Regional business loss estimated at $14 billion as palm oil, tourism suffers


Regional business loss estimated at $14 billion as palm oil, tourism suffers

18 November 2015

published by http://asia.nikkei.com


Indonesia–  A widespread haze arising from illegal forest fires in Indonesia that blanketed vast swathes of Malaysia with hazardous thick smog is expected to lead to damages worth billions of dollars across businesses such as plantation and aviation.

Preliminary estimates peg the region’s financial loss to around $14 billion from this year’s haze crisis, including damages to the environment and health, said Herry Purnomo, a researcher at Indonesia’s Center for International Forestry Research.

That dwarfs the $9 billion estimated damage throughout the region during the last most-serious bout of haze in 1997 when El Nino was also particularly strong.

Scientists have warned that this year’s El Nino could produce one of the hottest weathers since records began in 1950. El Nino is the unusual warming of the Pacific Ocean that causes a shift of moist of winds away from their more typical patterns, resulting in lesser rains.

Malaysia’s tourism sector, one of the country’s top foreign exchange earners, has felt the heat. Malaysia Airports Holdings, which operates more than three dozen airports in the country, said passenger traffic suffered during the height of the haze crisis in October.

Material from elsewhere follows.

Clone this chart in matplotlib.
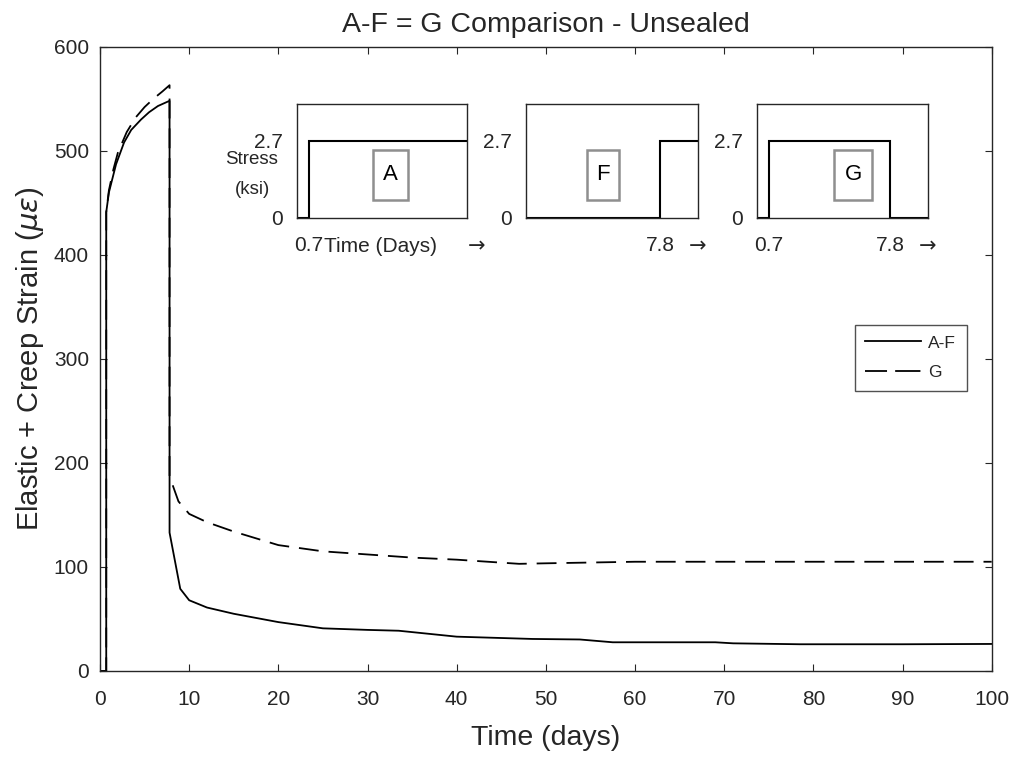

The company said overall passenger movements, including at the country’s main gateway Kuala Lumpur International Airport fell 5.3% year-on-year in October due to runway closures and cancellations of more than a thousand flights.

“There’s direct impact in terms of loss of tourism, business and cost of health,” said Euston Quah, head of Singapore’s Nanyang Technological University’s economics department. “Indirectly, it would also mean loss of productivity.”

Haze is an annual menace in Southeast Asia. Many planters in the Indonesia’s Borneo and Sumatra islands deliberately set fires to clear land for plantation estates, the cheapest way to do so. This year’s unusually dry weather however, has in-part worsened the fires that spew thick fumes, which the wind carry across the ocean to shroud Singapore and large parts of Malaysia.

The dry weather spells, combined with the haze that cut out sunlight needed for photosynthesis and result in lower yields of oil palm fruits through the months ahead. That risks lower production of palm oil, one of the top exports of Malaysia and Indonesia, which together control a total 85% of global palm oil output.

“I expect the drought to last something like 18 months” that will result in loss of fresh fruits, said Sime Darby’s chief sustainability officer Simon Lord.

Furthermore, haze could drive away insects that usually pollinate oil palm, which could, in turn, shrink the fruit production cycle, he added.

Earlier, smaller rival planter IOI Corp flagged that its output could fall by about 10% this year due to the haze and cautioned that production growth could also decelerate between 3.0% and 5.0% next year.

However, a decline in output could help firm prices of pam oil that had touched six-year lows in August. Robust demand from India, the biggest importer, ahead of the Hindu festival of light, has helped perk up prices despite a record stockpile in October. On Wednesday, crude palm oil futures contract on Bursa Malaysia Derivatives in Kuala Lumpur rose 1% to 2,247 ringgit.